So, today’s post was going to be about graduation and chrysalises (chrysali?) opening and little birds leaving nests, but I have bigger topics than blah-blah-blah life transitions. At a time when there are many very important things happening, I happen to be preoccupied with spiders. I haven’t wanted to say anything before because if people associate you with the word “infestation” or “pestilence” or “nest of arachnoid horrors” they don’t want to visit anymore, but things aren’t improving as I’d hoped, and I can’t keep walking around pretending it is all okay. No, every morning I walk around like this:

No, Mom, I couldn’t put on lipstick or a little blush for this photo. Or comb my hair. Or change out of my bathrobe. Well, I could have done one or more of those things, but obviously, I didn’t.
I walk around like this searching for long legged yellow spiders, about three quarters of an inch across (including appendages.) They prefer the ceiling, but I have found them dangling in the air right in front of my face, and on the countertop six inches from where I have set down my coffee. I have seen them skittering manically and sitting still as death. Deceptively still, because they are rarely dead. The skittering begins after I attack them with my weapon of choice: a grabber clutching a paper towel. If I am lucky and hit it just right, I’ll squish it immediately and usually messily, but I am more likely to alarm it (hence the skittering) and knock it loose, so it falls to the floor (more skittering) or on me (screaming and gesticulating–me, not the spider.) My secondary weapon is the vacuum cleaner with the upholstery attachment on the long extension. This was great at first, because the spider rarely ran or fell, but we have a universal vac that sucks everything into a container in the basement and I have begun having nightmares about what is waiting for me down there. That thing is going to have to be emptied someday. Someday soon.
It wasn’t always like this. The first year we had these spiders I saw one and I thought, Okay, spiders are good, they eat other insects and they rarely cause harm. As long as you aren’t ON me or NEAR me or ON STUFF I TOUCH, I can live with you, Mr. Spider. But it wasn’t just one spider, it never is. I read once that on Earth, you are rarely more than a few meters from a spider. Disturbing, I thought, but I can handle that. Most of those have to be inside the walls or otherwise concealing themselves. It really is only the spiders I see that bother me. Well, the ones I see AND the ones biding their time in my vacuum container plotting their revenge. Once I realized that my friend Mr. Singular Spider had broken our truce by actually being multiple spiders, I attempted catch and release. With terrible results. Spiders are quite fragile, you know? You might try to trap one under a jar and slide a piece of cardboard in to contain it, but unspeakable things will happen and you will end up killing it anyway, probably out of mercy and with revulsion at the monster you yourself have become. Or that might be just me. Spider bombs! my neighbor says. Best thing! Probably yes, they are. I don’t know enough about them. They are probably very benign to everything except spiders and aren’t really the clouds of death I imagine settling on my laptop, dishes, doorknobs and bedding. Also, a spider who survives a spider bomb would not under any circumstances mutate into a super spider, therefore I would never have to worry about that. Nope.

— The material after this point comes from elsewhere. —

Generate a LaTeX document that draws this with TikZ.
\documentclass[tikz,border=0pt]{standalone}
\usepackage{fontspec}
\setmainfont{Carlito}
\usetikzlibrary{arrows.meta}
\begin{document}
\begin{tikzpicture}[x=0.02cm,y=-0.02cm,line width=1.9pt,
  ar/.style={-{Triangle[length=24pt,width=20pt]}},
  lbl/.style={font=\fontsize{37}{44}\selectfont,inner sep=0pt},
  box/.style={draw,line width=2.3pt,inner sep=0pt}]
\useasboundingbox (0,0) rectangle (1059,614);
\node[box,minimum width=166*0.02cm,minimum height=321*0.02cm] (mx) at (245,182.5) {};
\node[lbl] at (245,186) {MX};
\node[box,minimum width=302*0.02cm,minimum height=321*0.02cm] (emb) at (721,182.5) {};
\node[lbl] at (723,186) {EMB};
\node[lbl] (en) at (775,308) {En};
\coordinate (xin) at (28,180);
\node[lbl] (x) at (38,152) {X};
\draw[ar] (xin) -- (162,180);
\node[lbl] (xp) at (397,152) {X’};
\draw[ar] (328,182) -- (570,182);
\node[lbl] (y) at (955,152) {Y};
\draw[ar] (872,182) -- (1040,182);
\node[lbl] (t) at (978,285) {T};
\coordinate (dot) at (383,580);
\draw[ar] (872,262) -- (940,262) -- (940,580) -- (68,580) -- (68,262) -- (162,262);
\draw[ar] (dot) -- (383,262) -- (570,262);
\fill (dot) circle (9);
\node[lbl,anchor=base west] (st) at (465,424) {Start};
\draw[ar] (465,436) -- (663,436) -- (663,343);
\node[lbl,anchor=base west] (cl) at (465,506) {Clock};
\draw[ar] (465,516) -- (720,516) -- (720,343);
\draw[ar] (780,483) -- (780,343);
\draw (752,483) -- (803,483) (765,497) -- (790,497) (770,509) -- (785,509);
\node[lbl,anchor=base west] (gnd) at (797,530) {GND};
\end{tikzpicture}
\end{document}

So now every morning I walk the house, hunting spiders, apologizing to every single one I kill, obsessing over whether its kin are watching and how they feel about the whole spectacle, worrying about that vacuum container that I now imagine is pulsing with retribution. And then I move on to the gauzy egg sacs, hidden at the edge of the ceiling, looking for all the world like just another bead of popcorn and holding hundreds more skittering, web-spinning, tickly-legged vermin. These things are a lesson on the wages of the sin of procrastination. Have you put off doing a term paper until the last minute? Ignored a dish of leftovers in the fridge until it is unrecognizable? These are nothing compared to finding that an egg sac you meant to clean up has disgorged its contents and it is only a matter of time before you will be swimming in the things. Frankly, I am wasting valuable time right now writing about it. Back to the front lines, for despite my trepidation, this is war. Until one of them pulls a Charlotte and spins me a surrender message indicating their retreat I will be annihilating every one of them I can reach. They can keep their business outside, and, okay, I may turn a blind eye in my garage, but that is where I draw the line. NOT in MY HOUSE.